The first is found in Spring Light-West Ridge and Tangle where a careful winter walker stops to examine the snow-blown ridge with its infinite varieties of snow, trees, and bark. The marriage of the visual order and the natural anarchy of the branches blends the snowy impasto which define the surface, with a few indistinct tracks along the trail. This condensed unity crystallizes within the penetrating cold of the windless silence. The snowbanks remain barely disturbed for months and the traveler, delighting in the color of light, can ponder the covered tracks in the late afternoon. This meditation extends a sense of renewal despite the heavy permanence of winter, where through the impasto and the streaks of white, the artist celebrates the return of visual relief as the light asserts its sculptural powers.

The second direction edges toward abstraction as in September Snow where in this early fall snow we are reminded that winter dominates the blooms of summer. No longer on solid ground, we float in mid-air and suspend our disbelief before the event where the snow clings to the green and yellow leaves, dozen in nature. Deprived of light, the colors of the interrupted seasons linger in the branches. In First Snow-September the heart-shaped leaves are suspended around a pink, gray and yellow trunk, a witness to the enduring relationship of painter and nature since the space which dominates is the expanse of the canvas rather than pictorial depth. The suspended viewer reads the surface of the trunk and then distance. This correlation between the degree of abstraction and the suspended point of view confirms the artist's interest in surface over space. He makes the transition from ground level to "looking up at eye level" into an "abstract skein of branches," a poignant moment considering the snow-trench existence of daily life in the northern winter.

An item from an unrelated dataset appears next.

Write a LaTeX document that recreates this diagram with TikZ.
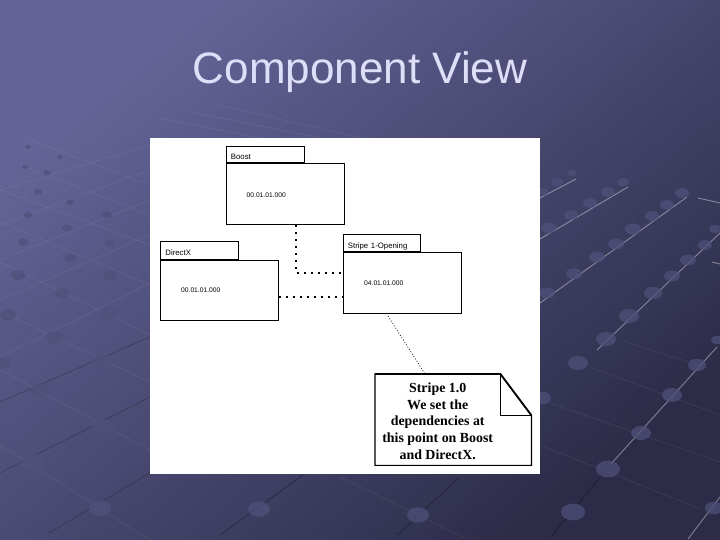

The third direction returns to the more familiar abstraction of Woodward's Birch Portraits. In Birch Portrait #52, three trunks of yellows, greens, pink, blues, oranges unveil stages of endurance. Peeling, despoiling, and aging mark the character of each tree while the artist's stroke denotes different systems in the clarity of the right trunk, the loosened stroke of the middle, and the exposed gesture of the left, where the stroke echoes the sympathetic processes of the palette and nature. Beneath the crunchy impasto, the spaces, like the light, become objective. Projected from the white background and blue underpainting, they animate the abstraction with actual rather than natural light. Woodward uses a small brush for the expansive, all-over surfaces of his paintings as a "way of getting myself to slow down," another form of endurance where one must conserve to survive the winter. By "tricking himself to get detail with a small brush," he insulates his feverish desire "to make big abstract paintings too quickly." This necessary self-discipline with the small, loaded brush operates like a micro snow-groomer leaving a rich impasto as "a pattern to the all-over surface unity."

His abstract systems are based on his knowledge of nature. While they are still different from nature, it is "essential to respond to something." For the artist, the traces of experience, where you go and where you return, reflect the "host of things which can happen to you in life." Like the bark, lives reflect the return from journeys.

As a student of science turned artist, Woodward artfully analyzes the systems of nature which weave through these birches. These are places which grant points of return where he recovers the "renewed wonder in light and trees after several years of being away." Surely a continuing testament to the endurance of wonder.